Quadrant warning: this article contains a few! But, as I experience more agile implementation and team dynamics, the correlation of these models is (in my view) clear, and an essential principle of the success of agility in any project, organisation or system.
Quadrant 1 – Skill / Will
Skill / Will is a well-known people management model originating from Hershey and Blanchard (Situational Leadership) in the 60s. Simply put, this model plots people against a horizontal Skill and vertical Will axis, providing a route for how to get the best from them.
- High Skill, High Will: A person with high Skill for a task/role and a high Will to get on with it should be allowed to act freely (be delegated to, have autonomy).
- Low Skill, Low Will: A person with low Skill and low Will needs direction and management, say on a task level.
- High Skill, Low Will: A person will need engagement and encouragement. To get the best result: excite them.
- Low Skill, High Will: A person with all the Will but no Skill needs guidance, perhaps training and tuition to get the best result.
See http://primarygoals.com/teams/general/skill-will-matrix/ as one more detailed explanation – there are many!

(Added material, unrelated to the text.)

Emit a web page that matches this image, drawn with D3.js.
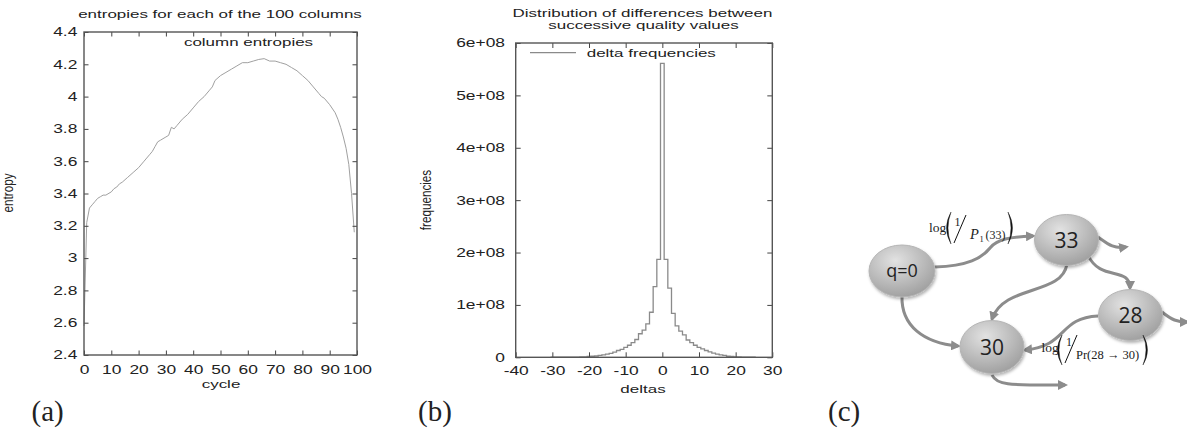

Quadrant 2 – Trust-Ownership Model
This quadrant comes from the book “The Agile Culture: Leading through Trust and Ownership” (read this book!), talking here about the way we should organise to succeed in today’s marketplace: “unleashing the talent of every person in the organization and focusing them on shared ideas that generate meaningful business value and by trusting them.”
The model describes the cultural state to create this – Energy and Innovation – and the antithesis, a cultural state of Command and Control that diminishes ownership and fails to trust.
Quadrant 3 – Skill Will & Trust-Ownership?
These diagrams very much correlate for me and absolutely align to the successes and failures that I’ve seen in agile teams. Agile thinking cannot be truly successful without trust and the right environment that cultivates learning and eliminates blame, but if we don’t also match this with the right team of people that have the skill and will to take ownership (it can’t be given) we can also get a poor result.
To illustrate, imagine a high-skill, high-will team. You’ve put your best, most collegiate and capable people together, and almost without trying they’ve got hooked by the vision of the team’s target. They should be able to fly through a create great results. If the organisation’s culture is command & control however, and activity in the team is directed (rather than inspired), inevitably creativity is stifled, people are disempowered and ownership drops.
And the inverse, imagine a low-skill, low-will team. They’re not clear why they’re together and don’t feel like it’s their responsibility to find out. If the organisation’s culture is ownership and trust based, the group will flounder without significant external support.
So, what?
The truth in most teams is that we have a mix of positions on the skill/will quadrant, regardless of our culture. So, what can we do to enable teams and make sure we’re heading up and right on the quadrant?
First, I think recognising this helps – failure is much more likely than success in early agile implementation, and that’s an important part of it. You must be able to embrace and learn effectively from failure – there will always be improvements to be made.
Second, for teams, I recognise two key roles (or responsibilities) as key.
- Someone to help energise the team (typically this can be a Product Owner role, but it needn’t be). High-will people will amplify this too – helping people to realise why the team’s work is so valuable.
- Someone to help to identify and coach skills, encourage training and even direct some tasks to bring people on. Typically, this is therefore a senior engineer, delivery manager or other high-skill person.
Third, think hard about this when you hire people. Alongside technical competency, test for autonomy and readiness: Where have candidates taken ownership for the world around them? How have they identified and helped to develop the skills of others? How have they inspired people with a great idea? When have they motivated others (this isn’t a manager-only action!)? When did they recognise this happening to them and what impact did it have?